If the short doesn't show up in that compartment, open the inspection panel on the side; sometimes a contactor will be welded in the closed position (from lightning or whatever).
Please post back and let us know how it comes out for you.
Glenn


----------



## Kashka (Nov 7, 2007)

Does the fan ever shut off or is it running all the time? 

If it shuts off It may be a time delay relay in there that allows the fan to run for some time to remove any residual heat.

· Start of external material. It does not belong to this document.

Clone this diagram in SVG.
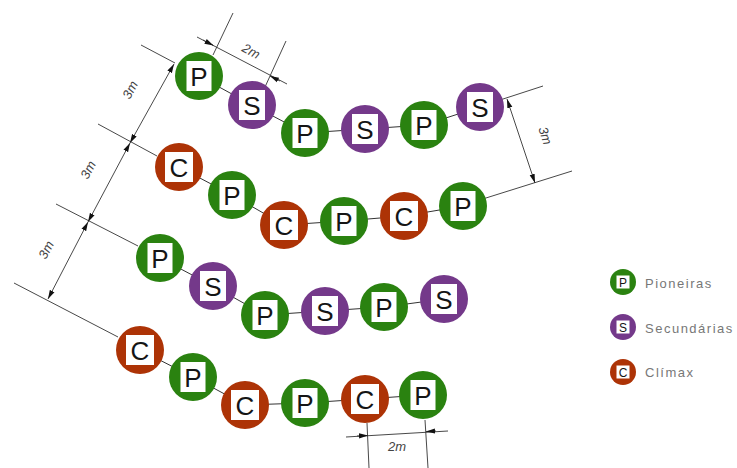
<svg xmlns="http://www.w3.org/2000/svg" width="737" height="468" viewBox="0 0 737 468">
<style>
.c{stroke:#333;stroke-width:1;fill:none}
.d{stroke:#333;stroke-width:.9;fill:none}
.a{marker-start:url(#as);marker-end:url(#ae)}
.P{fill:#2a8210}.S{fill:#74398a}.C{fill:#ad3306}
.b{fill:#fff}
.t{font-family:"Liberation Sans",Arial,sans-serif;font-size:26px;fill:#151515;text-anchor:middle}
.l{font-family:"Liberation Sans",Arial,sans-serif;font-size:13px;fill:#777;letter-spacing:1.5px}
.lt{font-family:"Liberation Sans",Arial,sans-serif;font-size:12px;fill:#151515;text-anchor:middle}
.m{font-family:"Liberation Sans",Arial,sans-serif;font-size:13px;font-style:italic;fill:#444;text-anchor:middle}
</style>
<defs>
<marker id="ae" markerWidth="9" markerHeight="6" refX="9" refY="3" orient="auto" markerUnits="userSpaceOnUse"><path d="M0 .4L9 3L0 5.600z" fill="#111"/></marker>
<marker id="as" markerWidth="9" markerHeight="6" refX="0" refY="3" orient="auto" markerUnits="userSpaceOnUse"><path d="M9 .4L0 3L9 5.600z" fill="#111"/></marker>
<g id="gP"><circle r="24" class="P"/><rect x="-12.5" y="-15" width="25" height="30" class="b"/><text class="t" y="9.500">P</text></g>
<g id="gS"><circle r="24" class="S"/><rect x="-13" y="-15" width="26" height="30" class="b"/><text class="t" y="9.500">S</text></g>
<g id="gC"><circle r="24" class="C"/><rect x="-14" y="-15" width="28" height="30" class="b"/><text class="t" y="9.500">C</text></g>
</defs>
<rect width="737" height="468" fill="#fff"/>
<g id="connectors">
<path class="c" d="M199 76L252 105L305 133L365 129L424 125L480 107"/>
<path class="c" d="M179 167L232 195L284 225L344 221L404 216L463 206"/>
<path class="c" d="M160 258L213 286L265 315L325 311L384 307L444 299"/>
<path class="c" d="M140 350L193 377L245 405L305 403L365 399L423 395"/>
<path class="d" d="M141 45L175 63M98 124L157 156M56 204L138 246M14 283L118 337"/>
<path class="d" d="M197 37L287 84M233 13L213 55M286 41L265 87"/>
<path class="d" d="M500 100L543 86M470 203L572 171"/>
<path class="d" d="M346 437L448 431M367 423L369 468M425 420L428 468"/>
<path class="d a" d="M174 64L130 143"/>
<path class="d a" d="M130 143L88 222"/>
<path class="d a" d="M88 222L48 299"/>
<path class="d a" d="M507 99L535 183"/>
<path class="d" d="M203 40L213.500 45.500" marker-end="url(#ae)"/>
<path class="d" d="M280 81L270 76" marker-end="url(#ae)"/>
<path class="d" d="M357 436L368 435.500" marker-end="url(#ae)"/>
<path class="d" d="M436 431L426 431.500" marker-end="url(#ae)"/>
</g>
<g id="n1"><use href="#gP" x="199" y="76"/></g>
<g id="n2"><use href="#gS" x="252" y="105"/></g>
<g id="n3"><use href="#gP" x="305" y="133"/></g>
<g id="n4"><use href="#gS" x="365" y="129"/></g>
<g id="n5"><use href="#gP" x="424" y="125"/></g>
<g id="n6"><use href="#gS" x="480" y="107"/></g>
<g id="n7"><use href="#gC" x="179" y="167"/></g>
<g id="n8"><use href="#gP" x="232" y="195"/></g>
<g id="n9"><use href="#gC" x="284" y="225"/></g>
<g id="n10"><use href="#gP" x="344" y="221"/></g>
<g id="n11"><use href="#gC" x="404" y="216"/></g>
<g id="n12"><use href="#gP" x="463" y="206"/></g>
<g id="n13"><use href="#gP" x="160" y="258"/></g>
<g id="n14"><use href="#gS" x="213" y="286"/></g>
<g id="n15"><use href="#gP" x="265" y="315"/></g>
<g id="n16"><use href="#gS" x="325" y="311"/></g>
<g id="n17"><use href="#gP" x="384" y="307"/></g>
<g id="n18"><use href="#gS" x="444" y="299"/></g>
<g id="n19"><use href="#gC" x="140" y="350"/></g>
<g id="n20"><use href="#gP" x="193" y="377"/></g>
<g id="n21"><use href="#gC" x="245" y="405"/></g>
<g id="n22"><use href="#gP" x="305" y="403"/></g>
<g id="n23"><use href="#gC" x="365" y="399"/></g>
<g id="n24"><use href="#gP" x="423" y="395"/></g>
<g id="dim-labels">
<text class="m" transform="translate(249 55) rotate(28)">2m</text>
<text class="m" transform="translate(134 92) rotate(-62)">3m</text>
<text class="m" transform="translate(92 172) rotate(-62)">3m</text>
<text class="m" transform="translate(50 252) rotate(-62)">3m</text>
<text class="m" transform="translate(541 137) rotate(72)">3m</text>
<text class="m" transform="translate(397 451)">2m</text>
</g>
<g id="legend-p"><circle cx="623" cy="282" r="13" class="P"/><rect x="616.500" y="275.500" width="13" height="13" class="b"/><text class="lt" x="623" y="286.500">P</text><text class="l" x="645" y="288">Pioneiras</text></g>
<g id="legend-s"><circle cx="623" cy="327" r="13" class="S"/><rect x="616.500" y="320.500" width="13" height="13" class="b"/><text class="lt" x="623" y="331.500">S</text><text class="l" x="645" y="333">Secundárias</text></g>
<g id="legend-c"><circle cx="623" cy="372" r="13" class="C"/><rect x="616.500" y="365.500" width="13" height="13" class="b"/><text class="lt" x="623" y="376.500">C</text><text class="l" x="645" y="377">Clímax</text></g>
</svg>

If it runs all the time then i would agree with glennjanie that there may be a short.


----------



## sergeC (Nov 8, 2007)

hey thanks but i check all the wires and i could no find any short or any damage to the wires . the led indication from error mode list on the diagram is off wich indicate hardware failure what next .
thank you for help guys .


----------



## Kashka (Nov 27, 2007)

Did you check the contactor. The only way the fan will run is if the contactor is energized. Something has to be keeping the contactor engaged. I would check the contactor to see if it is pulled in. it is possible that the contactor is bad.

Let me know wht you find.

Thanks


----------



## glennjanie (Nov 28, 2007)

Hey SergeC:
The contactor could be pulled in by a short in the control wiring also. However, if it is the contactor, the compressor should be running too. Carrier units are a real challenge because they have a circut board like a computer and quite often the only thing that works is to replace the whole circut board or bypass it if you are advanced in that kind of work.
Glenn


----------